Changing to NFS was a notable improvement, especially streaming large video files. It's also much more convenient too because NFS lets me mount a network resource and treat them as local. So I've loaded two NFS shares from my NAS, to the Music and Video folders in my Home directory and as far as applications like Banshee and Mplayer are concerned, they are treated as though they are physically located on the Air's SSD.
- SAMBA is broken in Ubuntu
To add to SAMBA's woes, copying directories from a samba share is broken in Ubuntu, which posed a problem for me when I attempted to copy files from my Mac Mini. NFS and SSHFS however work just fine.
Time was that you wouldn't dare comparing OS X and Linux on aesthetics - it was a no contest really - but Linux Desktop Environments have come a long way. OS X is pleasing to the eye but let's face facts, its look and feel has only incrementally changed since the UI was overhauled in Leopard back 2007. Let's face another fact, when the next overhaul comes it will mostly likely unify OS X with the theme adopted by iOS 7 whether you want it or not.
With Linux we, the users, get the choice of we want our desktops to look and function according to our tastes.

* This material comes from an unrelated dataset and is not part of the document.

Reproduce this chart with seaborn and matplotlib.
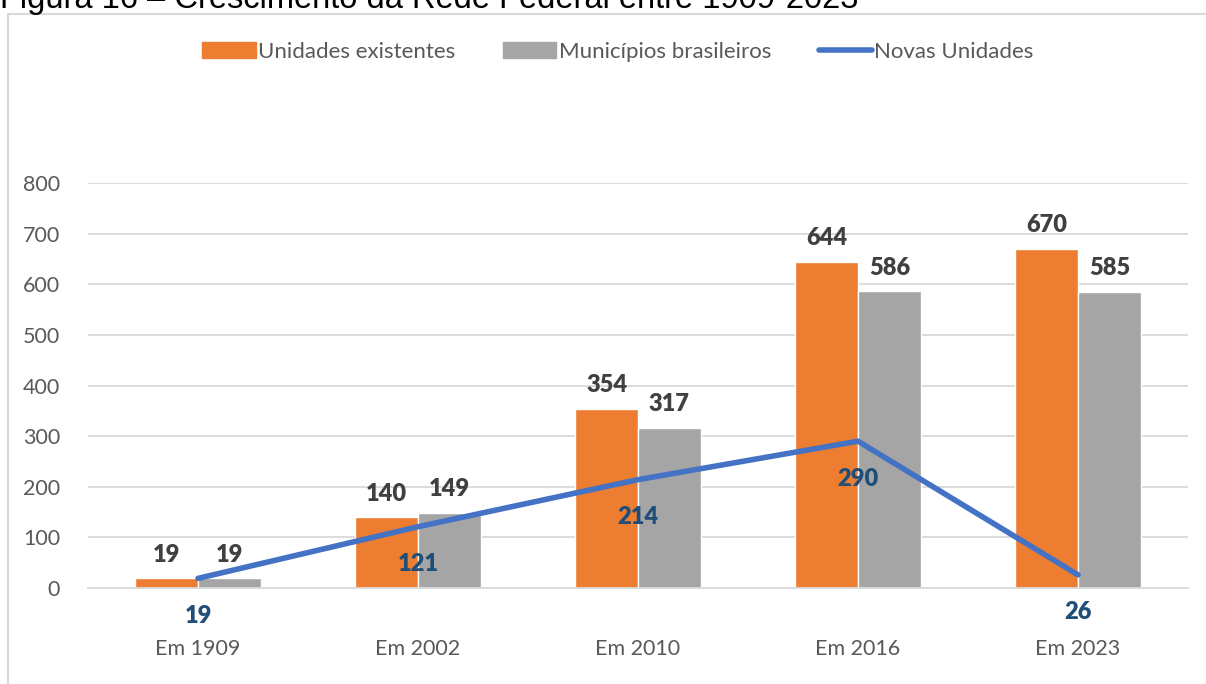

Don't like Unity, don't use it, there's a lot of other choices; if you prefer the current flat design craze to the 3D look, there's themes aplenty for you. With Apple and Microsoft, we get their tastes and their choices made on our behalf. DIY tweaking the UI on OS X is perilous, particularly when upgrading the system.

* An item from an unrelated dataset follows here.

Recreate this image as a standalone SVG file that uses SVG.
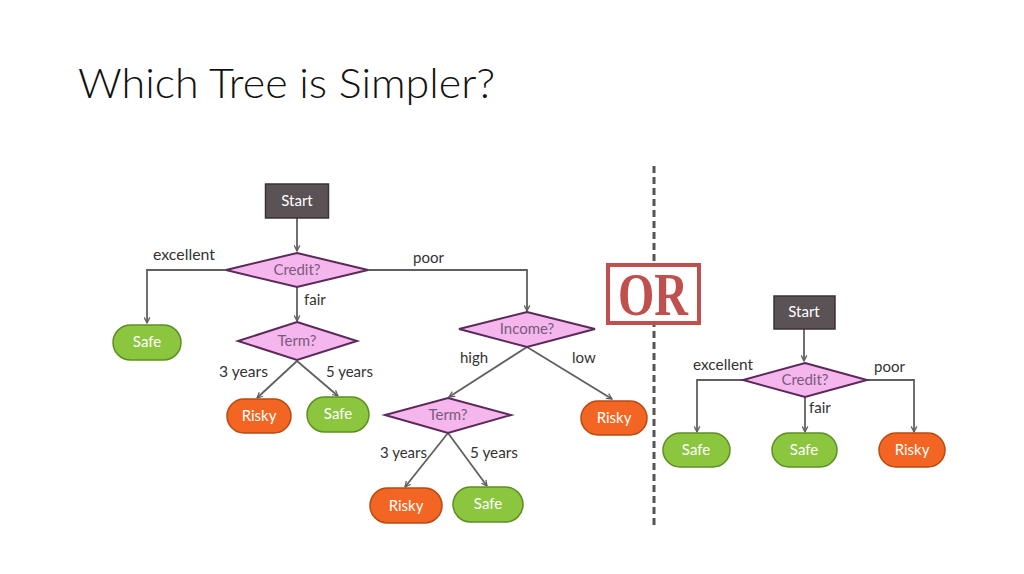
<svg xmlns="http://www.w3.org/2000/svg" width="1024" height="574" viewBox="0 0 1024 574">
<style>
.t{font-family:Lato,"Open Sans","Liberation Sans",sans-serif}
.start rect{fill:#5a5254;stroke:#3a3436;stroke-width:1.5}
.start text{fill:#fff;font-size:15px;text-anchor:middle}
.dia polygon{fill:#f5b6ee;stroke:#5a2a58;stroke-width:2}
.dia text{fill:#7a5a7a;font-size:15px;text-anchor:middle}
.safe rect{fill:#8cc63f;stroke:#5e8f22;stroke-width:1.5}
.risky rect{fill:#f26522;stroke:#b84a12;stroke-width:1.5}
.safe text,.risky text{fill:#fff;font-size:15px;text-anchor:middle}
.lbl{fill:#333;font-size:15px}
#connectors path{fill:none;stroke:#606060;stroke-width:1.8;marker-end:url(#ah)}
</style>
<defs>
<marker id="ah" viewBox="0 0 10 10" refX="9" refY="5" markerWidth="7" markerHeight="7" orient="auto" markerUnits="userSpaceOnUse">
<path d="M1,1 L9,5 L1,9" fill="none" stroke="#606060" stroke-width="1.8"/>
</marker>
</defs>
<rect width="1024" height="574" fill="#fff"/>
<text class="t" x="78" y="98" font-size="42" font-weight="300" fill="#111" textLength="417" lengthAdjust="spacingAndGlyphs">Which Tree is Simpler?</text>

<g id="connectors">
<path d="M297,218 V251"/>
<path d="M226,270 H147 V323"/>
<path d="M368,270 H527 V311"/>
<path d="M297,287 V321"/>
<path d="M297,361 L257,398"/>
<path d="M297,361 L338,396"/>
<path d="M527,347 L449,397"/>
<path d="M527,347 L612,399"/>
<path d="M448,433 L405,487"/>
<path d="M448,433 L487,486"/>
<path d="M804,329 V361"/>
<path d="M743,380 H697 V432"/>
<path d="M805,397 V432"/>
<path d="M867,380 H914 V432"/>
</g>

<g id="labels" class="t">
<text class="lbl" x="153" y="260" textLength="62" lengthAdjust="spacingAndGlyphs">excellent</text>
<text class="lbl" x="413" y="263">poor</text>
<text class="lbl" x="304" y="305">fair</text>
<text class="lbl" x="219" y="377" textLength="49" lengthAdjust="spacingAndGlyphs">3 years</text>
<text class="lbl" x="326" y="377" font-size="13.5">5 years</text>
<text class="lbl" x="460" y="363">high</text>
<text class="lbl" x="572" y="363">low</text>
<text class="lbl" x="380" y="458" textLength="47" lengthAdjust="spacingAndGlyphs">3 years</text>
<text class="lbl" x="470" y="458" textLength="48" lengthAdjust="spacingAndGlyphs">5 years</text>
<text class="lbl" x="693" y="370" textLength="60" lengthAdjust="spacingAndGlyphs">excellent</text>
<text class="lbl" x="874" y="372">poor</text>
<text class="lbl" x="809" y="413">fair</text>
</g>

<line x1="654" y1="166" x2="654" y2="528" stroke="#555" stroke-width="3" stroke-dasharray="7,4"/>
<g id="or">
<rect x="608" y="265" width="91" height="58" fill="#fff" stroke="#c0504d" stroke-width="4"/>
<text x="653" y="315" font-family="'Liberation Serif',serif" font-weight="bold" font-size="62" fill="#c0504d" text-anchor="middle" textLength="70" lengthAdjust="spacingAndGlyphs">OR</text>
</g>

<g id="start1" class="start t"><rect x="265.5" y="184" width="63" height="34"/><text x="297" y="206">Start</text></g>
<g id="credit1" class="dia t"><polygon points="297,253 368,270 297,287 226,270"/><text x="297" y="275">Credit?</text></g>
<g id="safe1" class="safe t"><rect x="113" y="325" width="68" height="35" rx="17.5"/><text x="147" y="347">Safe</text></g>
<g id="term1" class="dia t"><polygon points="297,322 357,341 297,360 238,341"/><text x="297" y="346">Term?</text></g>
<g id="risky1" class="risky t"><rect x="227" y="399" width="64" height="34" rx="17"/><text x="259" y="421">Risky</text></g>
<g id="safe2" class="safe t"><rect x="307" y="397" width="62" height="35" rx="17.5"/><text x="338" y="419">Safe</text></g>
<g id="income" class="dia t"><polygon points="527,312 595,329 527,347 459,329"/><text x="527" y="334">Income?</text></g>
<g id="term2" class="dia t"><polygon points="448,398 511,415 448,433 385,415"/><text x="448" y="420">Term?</text></g>
<g id="risky2" class="risky t"><rect x="581" y="401" width="66" height="34" rx="17"/><text x="614" y="423">Risky</text></g>
<g id="risky3" class="risky t"><rect x="370" y="488" width="72" height="35" rx="17.5"/><text x="406" y="511">Risky</text></g>
<g id="safe3" class="safe t"><rect x="453" y="487" width="70" height="35" rx="17.5"/><text x="488" y="509">Safe</text></g>

<g id="start2" class="start t"><rect x="774" y="296" width="61" height="33"/><text x="804" y="317">Start</text></g>
<g id="credit2" class="dia t"><polygon points="805,363 867,380 805,397 743,380"/><text x="805" y="385">Credit?</text></g>
<g id="safe4" class="safe t"><rect x="663" y="433" width="67" height="34" rx="17"/><text x="696" y="455">Safe</text></g>
<g id="safe5" class="safe t"><rect x="772" y="433" width="65" height="34" rx="17"/><text x="804" y="455">Safe</text></g>
<g id="risky4" class="risky t"><rect x="879" y="433" width="66" height="34" rx="17"/><text x="912" y="455">Risky</text></g>
</svg>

I've decided to stick with Unity but I have tweaked with themes and icons from the fabulous Numix Project. I've also installed the Gnome fallback shell for the sake of nostalgia and because I'm not yet sold on Unity's launcher.
Is this a total switch?
The short answer is yes, at least on my Air.

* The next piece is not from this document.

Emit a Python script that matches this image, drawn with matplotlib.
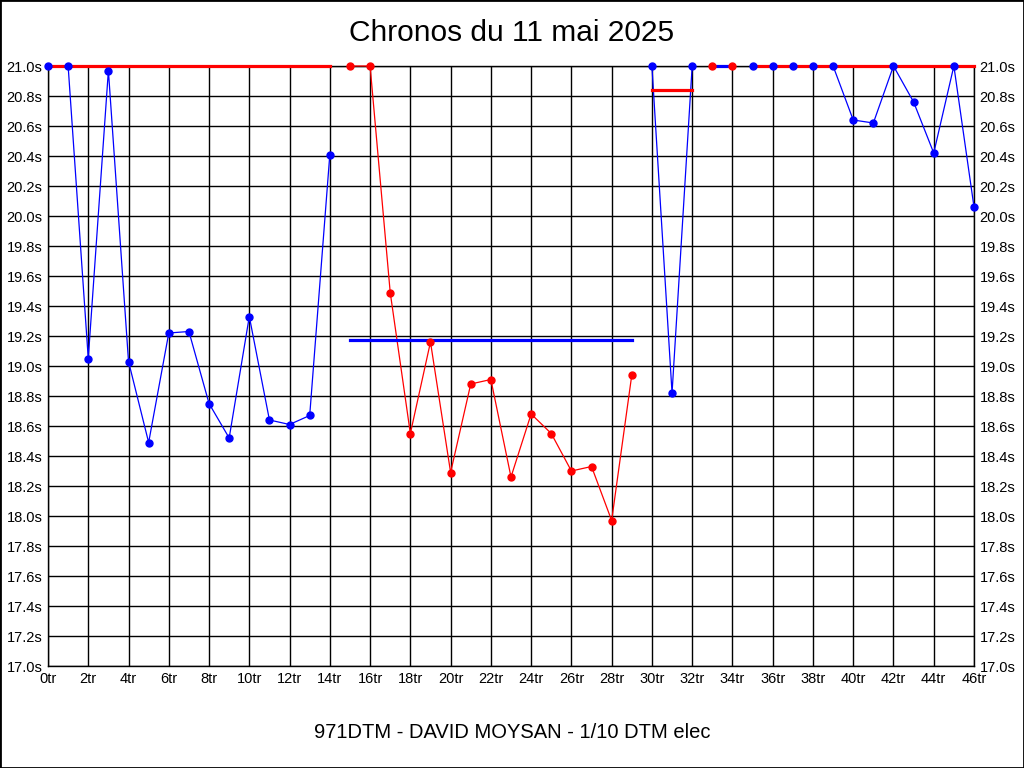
import numpy as np
import matplotlib.pyplot as plt

plt.rcParams['font.family'] = ['Liberation Sans', 'DejaVu Sans']

# lap times per stint (values above 21.0s are shown clipped at 21.0s)
laps_1 = list(range(0, 15))
times_1 = [21.0, 21.0, 19.05, 20.97, 19.03, 18.49, 19.22, 19.23, 18.75, 18.52,
           19.33, 18.64, 18.61, 18.67, 20.41]
avg_1 = 21.0

laps_2 = list(range(15, 30))
times_2 = [21.0, 21.0, 19.49, 18.55, 19.16, 18.29, 18.88, 18.91, 18.26, 18.68,
           18.55, 18.30, 18.33, 17.97, 18.94]
avg_2 = 19.17

laps_3 = [30, 31, 32]
times_3 = [21.0, 18.82, 21.0]
avg_3 = 20.84

laps_4 = [33, 34]
times_4 = [21.0, 21.0]
avg_4 = 21.0

laps_5 = list(range(35, 47))
times_5 = [21.0, 21.0, 21.0, 21.0, 21.0, 20.64, 20.62, 21.0, 20.76, 20.42,
           21.0, 20.06]
avg_5 = 21.0

stints = [(laps_1, times_1, avg_1, 'blue', 'red'),
          (laps_2, times_2, avg_2, 'red', 'blue'),
          (laps_3, times_3, avg_3, 'blue', 'red'),
          (laps_4, times_4, avg_4, 'red', 'blue'),
          (laps_5, times_5, avg_5, 'blue', 'red')]

x_ticks = list(range(0, 47, 2))
y_ticks = np.round(np.arange(17.0, 21.01, 0.2), 1)

fig = plt.figure(figsize=(10.24, 7.68), dpi=100)
ax = fig.add_axes([48/1024, 1 - 666/768, (974 - 48)/1024, 600/768])

for laps, times, avg, col, avg_col in stints:
    # lap line, then stint average, then the dots on top
    ax.plot(laps, times, color=col, lw=0.9, zorder=3, clip_on=False)
    ax.plot([laps[0], laps[-1]], [avg, avg], color=avg_col, lw=2.3, zorder=4, clip_on=False)
    ax.plot(laps, times, 'o', color=col, ms=5, zorder=5, clip_on=False)

ax.set_xlim(0, 46)
ax.set_ylim(17.0, 21.0)
ax.set_xticks(x_ticks)
ax.set_xticklabels(['%dtr' % v for v in x_ticks])
ax.set_yticks(y_ticks)
ax.set_yticklabels(['%.1fs' % v for v in y_ticks])
ax.tick_params(length=0, labelsize=10.5, pad=4, labelright=True)
ax.grid(True, color='black', lw=1)
ax.set_axisbelow(True)
for s in ax.spines.values():
    s.set_color('black')
    s.set_linewidth(1)

fig.text(0.5, 1 - 33/768, 'Chronos du 11 mai 2025', ha='center', va='center', fontsize=21.5)
fig.text(0.5, 1 - 733/768, '971DTM - DAVID MOYSAN - 1/10 DTM elec', ha='center', va='center',
         fontsize=14.5)
fig.add_artist(plt.Rectangle((0, 0), 1, 1, transform=fig.transFigure, fill=False,
                             ec='black', lw=2))

fig.savefig('out.png', dpi=100)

The longer answer is a little more complicated. I have a fairly pragmatic approach to computing.
My current job as a technical writer, prescribes the use of Windows, Office and the Adobe Creative Suite. My wife uses Windows on her computer and has no interest in switching; besides we've invested a lot in Windows games over the years and for a long time we needed Windows just to do our taxes.
I've also invested a lot in the Apple ecosystem; not just hardware but commercial software too. I've used Scrivener for years now to write, I also use Pixelmator and iPhoto to manage our family's photo collection. My Mac Mini runs Mavericks well and will run it even better when I upgrade the RAM and install an SSD. Would it make a good Linux machine? Probably, save for one detail, the graphics card is supplied as a custom component by AMD so I really don't know how it would fair with either the open source driver or AMD's proprietary catalyst driver.